パリで熱視線が注がれたのは、まるで蛇のように体を包み込むアライアALAÏA2024-25年秋冬コレクションのホワイトドレス。ローチの個人的なお気に入りはというと、同じくパリで披露したルイ・ヴィトンLOUIS VUITTONのクロップトップとスカートセットアップだという。「ニコラ・ジェスキエールが手がけた初期のコレクション、2020年頃のものを参考にしました。肌を見せているので若々しいのですが、同時にとても映画らしさが出ていると思います」

アーカイブピースが目立つのは確かだが、ローチは気鋭デザイナーの発掘にも積極的だ。メキシコシティでは、ナイジェリアとブラジルにルーツを持つイギリス人デザイナーのトリシジュ・ドゥミが手がけるトリシジュ(TORISHÉJU)をサポートし、ホルターネックのクロップトップとマキシスカートをスタイリング。一方、ソウルでは韓国人デザイナーのジュン ジー (JUUN.J)の2024年春夏コレクションより、レザーのボイラースーツをシャラメとマッチさせた。
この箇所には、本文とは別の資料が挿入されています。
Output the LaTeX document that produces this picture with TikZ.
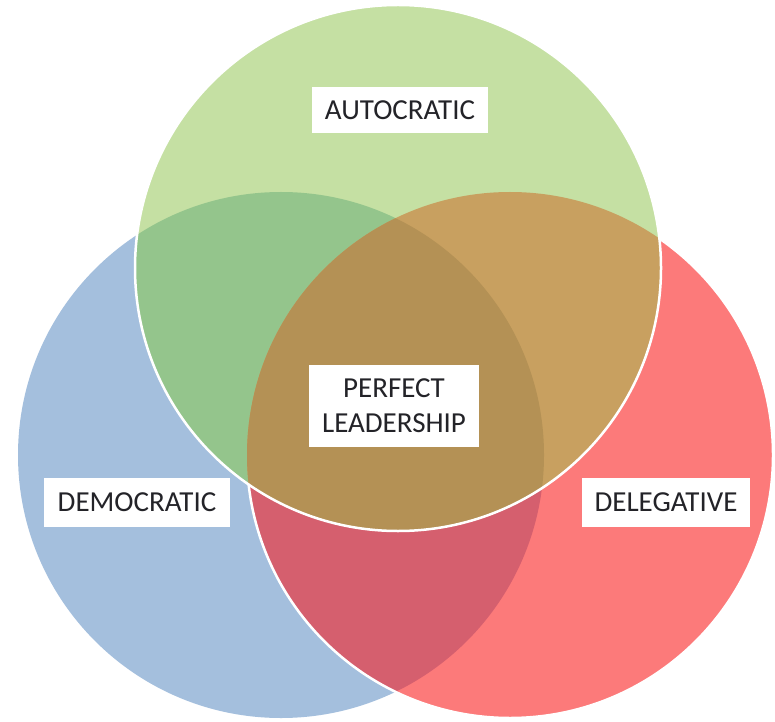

メキシコシティにて。トリシジュによるカスタムルック。

Photo: Getty Images

ソウルにて。ジュン ジー 2024年春夏コレクションより。

Photo: Getty Images

何よりもストーリーテリングに重きを置いているローチにとって、本作の壮大さは描き甲斐があったはずだ。『デューン 砂の惑星PART2』のプレスツアーは終わったが、これら一連のルックはファッション史に刻まれるものとなるだろう。彼にこれからの予定を聞くと、「少し休みを取るつもり」と答える。しかし、ゼンデイヤの次なる主演作『チャレンジャーズ』のプレスツアーは1カ月後に迫っている。「ルックを探し始めないといけませんね」とローチ。どんなスタイリングを見せてくれるのか、今から楽しみでならない。